▶ **Aim**:
Type out the data exactly as given. Skip any image.

>> start Stored data

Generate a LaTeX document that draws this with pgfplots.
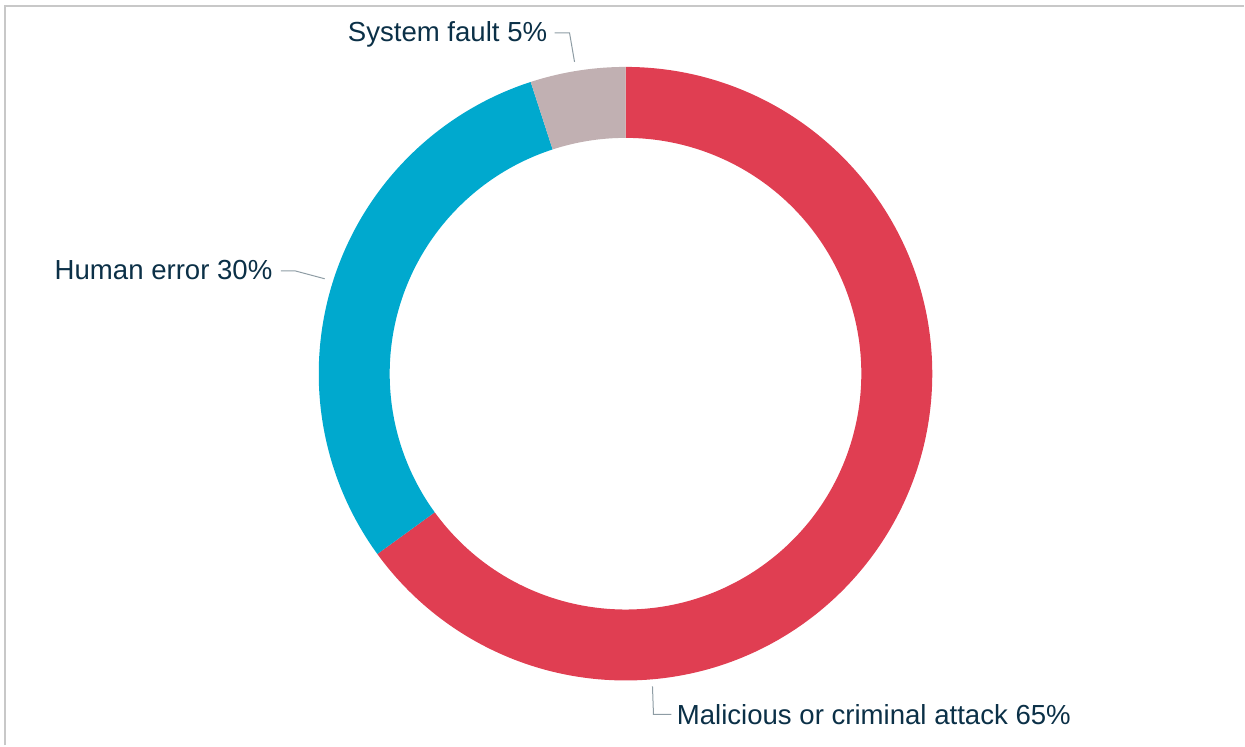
\documentclass[border=0pt]{standalone}
\usepackage{pgfplots}
\pgfplotsset{compat=1.18}
\usepackage{pgfplotstable}
\usepackage{fontspec}
\setmainfont{Liberation Sans}
\definecolor{cred}{HTML}{E03E52}
\definecolor{cblue}{HTML}{00A9CE}
\definecolor{cgrey}{HTML}{C1B0B2}
\definecolor{ctext}{HTML}{0B3047}
\definecolor{cline}{HTML}{8E9CA4}
\definecolor{cborder}{HTML}{C8C8C8}
\pgfplotstableread{
share color
65 cred
30 cblue
5 cgrey
}\donutdata
\begin{document}
\begin{tikzpicture}
\begin{axis}[
  hide axis, clip=false,
  x=0.5bp, y=0.5bp,
  xmin=0, xmax=1245, ymin=0, ymax=746,
]
\path (axis cs:0,0) (axis cs:1245,746);
% border (top and left)
\draw[cborder, line width=1bp] (axis cs:5,0) -- (axis cs:5,740) -- (axis cs:1245,740);
% donut
\pgfmathsetmacro{\cum}{0}
\pgfplotstablegetrowsof{\donutdata}
\pgfmathtruncatemacro{\nrows}{\pgfplotsretval-1}
\pgfplotsforeachungrouped \i in {0,...,\nrows}{%
  \pgfplotstablegetelem{\i}{share}\of{\donutdata}\let\val\pgfplotsretval
  \pgfplotstablegetelem{\i}{color}\of{\donutdata}\let\col\pgfplotsretval
  \pgfmathsetmacro{\aone}{90-3.6*\cum}
  \pgfmathsetmacro{\atwo}{90-3.6*(\cum+\val)}
  \edef\temp{\noexpand\fill[\col] (axis cs:626,372) ++(\aone:153.5bp) arc[start angle=\aone, end angle=\atwo, radius=153.5bp] -- ++(\atwo+180:35.5bp) arc[start angle=\atwo, end angle=\aone, radius=118bp] -- cycle;}
  \temp
  \pgfmathsetmacro{\cum}{\cum+\val}
  \global\let\cum\cum
}
% leader lines
\draw[cline, line width=0.5bp] (axis cs:555,713) -- (axis cs:570,713) -- (axis cs:575,684);
\draw[cline, line width=0.5bp] (axis cs:281,475) -- (axis cs:295,475) -- (axis cs:325,467);
\draw[cline, line width=0.5bp] (axis cs:653,59) -- (axis cs:654,31) -- (axis cs:672,31);
% labels
\node[anchor=base east, inner sep=0pt, text=ctext, font=\fontsize{13.8bp}{16bp}\selectfont] at (axis cs:548,704) {System fault 5\%};
\node[anchor=base east, inner sep=0pt, text=ctext, font=\fontsize{13.8bp}{16bp}\selectfont] at (axis cs:273,466) {Human error 30\%};
\node[anchor=base west, inner sep=0pt, text=ctext, font=\fontsize{13.8bp}{16bp}\selectfont] at (axis cs:677,21) {Malicious or criminal attack 65\%};
\end{axis}
\end{tikzpicture}
\end{document}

>> end Stored data

▶ **Exercise result**:
Generate a LaTeX document that draws this with pgfplots.
\documentclass[border=0pt]{standalone}
\usepackage{pgfplots}
\pgfplotsset{compat=1.18}
\usepackage{pgfplotstable}
\usepackage{fontspec}
\setmainfont{Liberation Sans}
\definecolor{cred}{HTML}{E03E52}
\definecolor{cblue}{HTML}{00A9CE}
\definecolor{cgrey}{HTML}{C1B0B2}
\definecolor{ctext}{HTML}{0B3047}
\definecolor{cline}{HTML}{8E9CA4}
\definecolor{cborder}{HTML}{C8C8C8}
\pgfplotstableread{
share color
65 cred
30 cblue
5 cgrey
}\donutdata
\begin{document}
\begin{tikzpicture}
\begin{axis}[
  hide axis, clip=false,
  x=0.5bp, y=0.5bp,
  xmin=0, xmax=1245, ymin=0, ymax=746,
]
\path (axis cs:0,0) (axis cs:1245,746);
% border (top and left)
\draw[cborder, line width=1bp] (axis cs:5,0) -- (axis cs:5,740) -- (axis cs:1245,740);
% donut
\pgfmathsetmacro{\cum}{0}
\pgfplotstablegetrowsof{\donutdata}
\pgfmathtruncatemacro{\nrows}{\pgfplotsretval-1}
\pgfplotsforeachungrouped \i in {0,...,\nrows}{%
  \pgfplotstablegetelem{\i}{share}\of{\donutdata}\let\val\pgfplotsretval
  \pgfplotstablegetelem{\i}{color}\of{\donutdata}\let\col\pgfplotsretval
  \pgfmathsetmacro{\aone}{90-3.6*\cum}
  \pgfmathsetmacro{\atwo}{90-3.6*(\cum+\val)}
  \edef\temp{\noexpand\fill[\col] (axis cs:626,372) ++(\aone:153.5bp) arc[start angle=\aone, end angle=\atwo, radius=153.5bp] -- ++(\atwo+180:35.5bp) arc[start angle=\atwo, end angle=\aone, radius=118bp] -- cycle;}
  \temp
  \pgfmathsetmacro{\cum}{\cum+\val}
  \global\let\cum\cum
}
% leader lines
\draw[cline, line width=0.5bp] (axis cs:555,713) -- (axis cs:570,713) -- (axis cs:575,684);
\draw[cline, line width=0.5bp] (axis cs:281,475) -- (axis cs:295,475) -- (axis cs:325,467);
\draw[cline, line width=0.5bp] (axis cs:653,59) -- (axis cs:654,31) -- (axis cs:672,31);
% labels
\node[anchor=base east, inner sep=0pt, text=ctext, font=\fontsize{13.8bp}{16bp}\selectfont] at (axis cs:548,704) {System fault 5\%};
\node[anchor=base east, inner sep=0pt, text=ctext, font=\fontsize{13.8bp}{16bp}\selectfont] at (axis cs:273,466) {Human error 30\%};
\node[anchor=base west, inner sep=0pt, text=ctext, font=\fontsize{13.8bp}{16bp}\selectfont] at (axis cs:677,21) {Malicious or criminal attack 65\%};
\end{axis}
\end{tikzpicture}
\end{document}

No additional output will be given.